Get started early. Let your mind get to work.

Fred Wilson shares profound advice from his father about problem solving and subconscious information processing:

“He explained that I should start working on a project as soon as it was assigned. An hour or so would do fine, he told me. He told me to come back to the project every day for at least a little bit and make progress on it slowly over time. I asked him why that was better than cramming at the very end (as I was doing during the conversation).

He explained that once your brain starts working on a problem, it doesn’t stop. If you get your mind wrapped around a problem with a fair bit of time left to solve it, the brain will solve the problem subconsciously over time and one day you’ll sit down to do some more work on it and the answer will be right in front of you.”

I know this works for me when I actually do it. We’re in the process of moving right now, and I’m amazed how my mind is working on different ways to arrange our stuff and charting our moving day plans as I’m doing things like making dinner or sleeping.

(Via SwissMiss)

Get started early. Let your mind get to work.

Success and mastery take work

“Almost nothing worthwhile is easy, and it’s hard to just jump in and be good at something difficult right off the bat. Think, say, of Twitter, whose business plan, such that it is, has always been something along the lines of “Get big and popular, then just flip the switch and start making money when we feel like it”. There is no switch.

The only reliable way to succeed at anything is to actually do it, repeatedly, with concentrated effort. True for individuals, and true for organizations. Athletes, artists, businesses.

John Gruber (emphasis mine)

True for tech companies (like Gruber’s context), but also so true for everything from blogging to the job you’re doing to relationships and everything in between.

(Think Malcolm Gladwell’s 10,000 hour rule from Outliers or Seth Godin’s ideas from The Dip)

Success and mastery take work

Working on a project? Listen to the owners.

In “The math of action” we talked about how action matters as much as creativity for impact.

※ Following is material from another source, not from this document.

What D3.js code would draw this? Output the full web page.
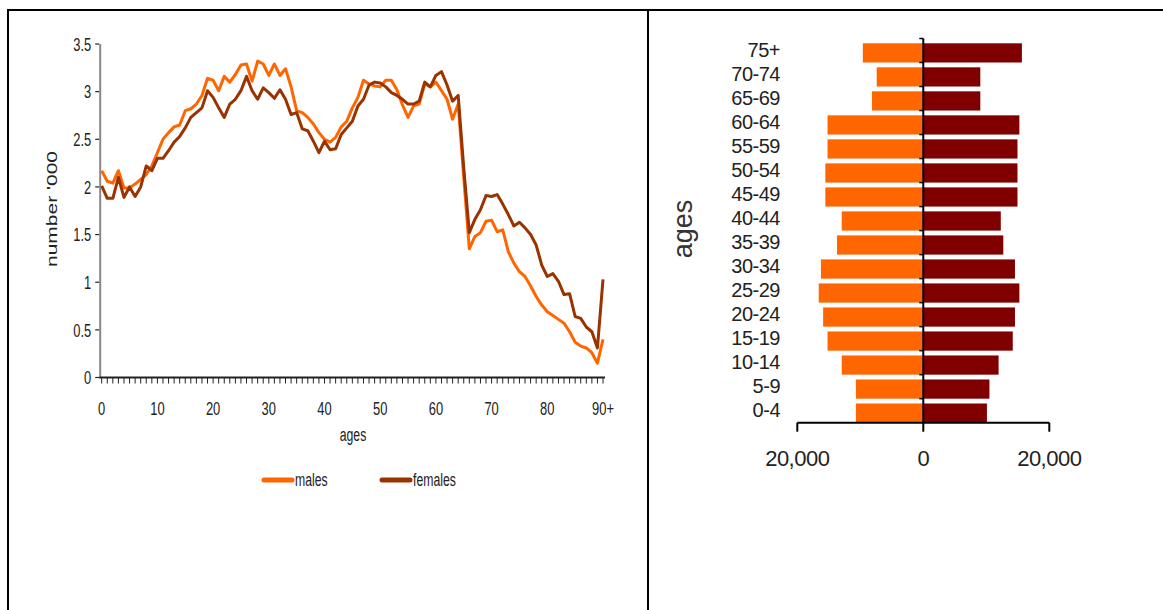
<!DOCTYPE html>
<html><head><meta charset="utf-8">
<script src="https://cdn.jsdelivr.net/npm/d3@7"></script>
<style>
html,body{margin:0;padding:0;background:#fff;}
svg{display:block;}
text{fill:#222;}
</style></head>
<body>
<svg id="c" width="1163" height="610"></svg>
<script>
// ---------- data ----------
const ages = d3.range(0, 91);
const males = [2.17,2.06,2.04,2.17,1.99,1.99,2.03,2.08,2.13,2.22,
 2.36,2.50,2.57,2.63,2.65,2.80,2.82,2.87,2.96,3.14,
 3.12,3.01,3.16,3.10,3.18,3.28,3.29,3.11,3.32,3.29,
 3.17,3.29,3.17,3.24,3.05,2.80,2.78,2.73,2.66,2.57,
 2.50,2.47,2.52,2.63,2.69,2.83,2.94,3.12,3.08,3.06,
 3.05,3.12,3.12,3.02,2.86,2.73,2.85,2.87,3.08,3.05,
 3.10,3.01,2.92,2.71,2.87,2.10,1.35,1.48,1.52,1.64,
 1.65,1.53,1.55,1.32,1.20,1.11,1.06,0.96,0.85,0.76,
 0.69,0.65,0.61,0.57,0.48,0.37,0.33,0.31,0.26,0.15,
 0.40];
const females = [2.01,1.88,1.88,2.10,1.89,2.00,1.90,2.00,2.22,2.17,
 2.30,2.30,2.38,2.47,2.53,2.62,2.73,2.78,2.83,3.01,
 2.94,2.83,2.73,2.87,2.92,3.01,3.16,3.01,2.92,3.04,
 2.99,2.93,3.02,2.92,2.76,2.78,2.61,2.59,2.48,2.36,
 2.48,2.39,2.40,2.55,2.62,2.69,2.85,2.92,3.07,3.10,
 3.09,3.05,2.99,2.96,2.92,2.87,2.87,2.90,3.10,3.05,
 3.17,3.21,3.07,2.90,2.96,2.20,1.52,1.66,1.76,1.91,
 1.90,1.92,1.82,1.71,1.59,1.63,1.57,1.50,1.39,1.18,
 1.06,1.09,1.01,0.87,0.88,0.64,0.62,0.53,0.48,0.31,
 1.03];
const yTicks = [0,0.5,1,1.5,2,2.5,3,3.5];
const xMajor = [0,10,20,30,40,50,60,70,80,90];
const xMajorLabels = ["0","10","20","30","40","50","60","70","80","90+"];
const seriesNames = ["males","females"];

const ageGroups = ["0-4","5-9","10-14","15-19","20-24","25-29","30-34","35-39","40-44","45-49","50-54","55-59","60-64","65-69","70-74","75+"];
const malesPop = [10700,10700,12950,15200,15900,16600,16250,13700,12950,15550,15550,15200,15200,8150,7400,9600];
const femalesPop = [10100,10500,11950,14200,14550,15250,14550,12700,12300,14950,14950,14950,15250,9050,9050,15650];
const popTicks = [-20000,0,20000];

const cMale = "#ff6600", cFemale = "#993300";
const cMaleBar = "#ff6600", cFemaleBar = "#800000";

const svg = d3.select("#c");

// ---------- frame ----------
svg.append("line").attr("x1",8).attr("x2",1163).attr("y1",10).attr("y2",10).attr("stroke","#000").attr("stroke-width",2);
svg.append("line").attr("x1",8).attr("x2",8).attr("y1",9).attr("y2",610).attr("stroke","#000").attr("stroke-width",2);
svg.append("line").attr("x1",648).attr("x2",648).attr("y1",9).attr("y2",610).attr("stroke","#000").attr("stroke-width",2);

// ---------- left: line chart ----------
const narrow = "'Liberation Sans', Arial, sans-serif";
const sx = 0.68; // condensed look
const x = d3.scaleLinear().domain([0,90]).range([101.7,603]);
const y = d3.scaleLinear().domain([0,3.5]).range([377.5,44]);

// y axis
const gy = svg.append("g").attr("transform",`translate(${x(0)-1.5},0)`);
gy.append("line").attr("y1",y(3.5)).attr("y2",y(0)).attr("stroke","#888").attr("stroke-width",2);
gy.selectAll("line.t").data(yTicks).join("line").attr("class","t")
  .attr("x1",-5).attr("x2",-1).attr("y1",d=>y(d)).attr("y2",d=>y(d)).attr("stroke","#222").attr("stroke-width",1.2);
gy.selectAll("text").data(yTicks).join("text")
  .attr("transform",d=>`translate(-9,${y(d)}) scale(${sx},1)`)
  .attr("text-anchor","end").attr("dy","0.36em")
  .style("font-family",narrow).style("font-size","19px")
  .text(d=>d3.format("")(d));

// x axis
const gx = svg.append("g").attr("transform",`translate(0,${y(0)})`);
gx.append("line").attr("x1",x(0)-2.5).attr("x2",x(90)+2).attr("stroke","#222").attr("stroke-width",2);
gx.selectAll("line.t").data(ages).join("line").attr("class","t")
  .attr("x1",d=>x(d)).attr("x2",d=>x(d)).attr("y1",0).attr("y2",6).attr("stroke","#222").attr("stroke-width",1);
gx.selectAll("text").data(xMajor).join("text")
  .attr("transform",(d,i)=>`translate(${x(d)},37) scale(${sx},1)`)
  .attr("text-anchor","middle")
  .style("font-family",narrow).style("font-size","19px")
  .text((d,i)=>xMajorLabels[i]);

svg.append("text").attr("transform",`translate(353,441) scale(${sx},1)`).attr("text-anchor","middle")
  .style("font-family",narrow).style("font-size","18px").text("ages");
svg.append("text").attr("transform",`translate(57,209) rotate(-90) scale(1,${sx})`).attr("text-anchor","middle")
  .style("font-family",narrow).style("font-size","21px").text("number '000");

// lines
const line = d3.line().x((d,i)=>x(ages[i])).y(d=>y(d));
svg.append("path").datum(males).attr("d",line).attr("fill","none").attr("stroke",cMale).attr("stroke-width",3).attr("stroke-linejoin","round");
svg.append("path").datum(females).attr("d",line).attr("fill","none").attr("stroke",cFemale).attr("stroke-width",3).attr("stroke-linejoin","round");

// legend
const legX = [264,382];
const legCol = [cMale,cFemale];
seriesNames.forEach((n,i)=>{
  svg.append("line").attr("x1",legX[i]).attr("x2",legX[i]+28).attr("y1",480).attr("y2",480)
    .attr("stroke",legCol[i]).attr("stroke-width",5).attr("stroke-linecap","round");
  svg.append("text").attr("transform",`translate(${legX[i]+31},486) scale(${sx},1)`)
    .style("font-family",narrow).style("font-size","18px").text(n);
});

// ---------- right: population pyramid ----------
const font2 = "'Liberation Sans', Arial, sans-serif";
const px = d3.scaleLinear().domain([-20000,20000]).range([797.3,1049.3]);
const pyDomain = ageGroups.slice().reverse();
const py = d3.scaleBand().domain(pyDomain).range([38.5,422.7]).paddingInner(0.2).paddingOuter(0.1).align(1);
const stepTop = 38.5;

svg.append("g").selectAll("rect").data(ageGroups).join("rect")
  .attr("x",(d,i)=>px(-malesPop[i])).attr("width",(d,i)=>px(0)-px(-malesPop[i]))
  .attr("y",d=>py(d)).attr("height",py.bandwidth()).attr("fill",cMaleBar);
svg.append("g").selectAll("rect").data(ageGroups).join("rect")
  .attr("x",px(0)).attr("width",(d,i)=>px(femalesPop[i])-px(0))
  .attr("y",d=>py(d)).attr("height",py.bandwidth()).attr("fill",cFemaleBar);

// vertical axis at 0
const bounds = d3.range(0, ageGroups.length+1).map(k=>stepTop + k*py.step());
svg.append("line").attr("x1",px(0)).attr("x2",px(0)).attr("y1",bounds[0]).attr("y2",422.7).attr("stroke","#000").attr("stroke-width",2);
svg.append("g").selectAll("line").data(bounds.slice(0,-1)).join("line")
  .attr("x1",px(0)-4).attr("x2",px(0)).attr("y1",d=>d).attr("y2",d=>d).attr("stroke","#000").attr("stroke-width",1.5);
svg.append("g").selectAll("text").data(ageGroups).join("text")
  .attr("x",780).attr("y",d=>py(d)+py.bandwidth()/2-3.5).attr("dy","0.36em").attr("text-anchor","end")
  .style("font-family",font2).style("font-size","20px").style("letter-spacing","-0.5px").text(d=>d);

// horizontal axis
const ax = svg.append("g").attr("transform","translate(0,422.7)");
ax.append("line").attr("x1",px(-20000)).attr("x2",px(20000)).attr("stroke","#000").attr("stroke-width",2);
ax.selectAll("line.t").data(popTicks).join("line").attr("class","t")
  .attr("x1",d=>px(d)).attr("x2",d=>px(d)).attr("y1",0).attr("y2",9).attr("stroke","#000").attr("stroke-width",2);
ax.selectAll("text").data(popTicks).join("text")
  .attr("x",d=>px(d)).attr("y",43).attr("text-anchor","middle")
  .style("font-family",font2).style("font-size","22px").style("letter-spacing","-0.5px").text(d=>d3.format(",")(Math.abs(d)));

svg.append("text").attr("transform","translate(692,229) rotate(-90)").attr("text-anchor","middle")
  .style("font-family",font2).style("font-size","27px").style("fill","#333").text("ages");
</script>
</body></html>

One way to apply this is to filter others’ input through the lens of action and ownership.

We often celebrate ideas, but ideas are cheap – implementation makes the difference.

In brainstorming sessions, it’s good to hear a wide range of thoughts. Occasionally you’ll hear from someone who’s full of ideas (often just before your deadline to complete a project), but they have no stake in the final product. Their ideas don’t affect their life.

I’ve learned that if someone is giving input without owning the work to make the idea happen, their input should hold less weight than input from the person who is willing to put in the work.

Don’t get me wrong. There’s a place for brainstorming. There’s a place for everyone’s ideas to be heard. This also doesn’t include the opinions and ideas of the boss or supervisor who has handed you responsibility for a project. They do have a stake in the outcome. They should be in the loop throughout the process.

But on a team, when it comes down to it, the ideas from those who are ready to step into the ring and put in the work matter more.

Encourage action and ownership by encouraging the people who are setting that example.

Working on a project? Listen to the owners.

The math of action

How many times have you sat in a meeting where hundreds of great ideas are tossed around, but in the end, not much happens? In his book Making Ideas Happen, Scott Belsky repeats the adage that creativity (or productivity, progress in our projects, and growth in relationships) is 2% inspiration and 98% perspiration.

He looks further at this idea through a simple formula: Creativity x Action = Impact.

So someone who is incredibly creative (a perfect 100) but doesn’t translate those ideas into action has very little impact. (100 x 0 = 0)

But someone who’s marginally creative (a 50) and even marginally moves those projects forward (a 50 again!) can have an exponentially greater impact. (50 x 50 = 2,500!)

This has huge implications for higher ed, where thinkers thrive and “vague-agendaed” meetings can creep up from every corner. We can have all the ideas in the world, but if we can’t move them into reality, we miss the point. Moving ideas to action takes practice. It takes systems. It takes a willingness to fail. In fact, we can count on some things failing.

In the ResLife world that changes how we look at events, projects, and even tactics for growing RAs. Try things. See what succeeds. Move forward and learn.

We need to go through quicker learning cycles, moving ideas to action.

One quick, incredibly simple example. I put together a “lessons from last year’s RAs” booklet this year – by emailing the RAs at the end of the year and requesting feedback. We just needed enough to fill it out. Is it perfect? No. But it’s MUCH better than what we had before like this – nothing. And in the end, it was a useful, helpful piece that carried more credibility than some of our training sessions because it was from RAs to RAs.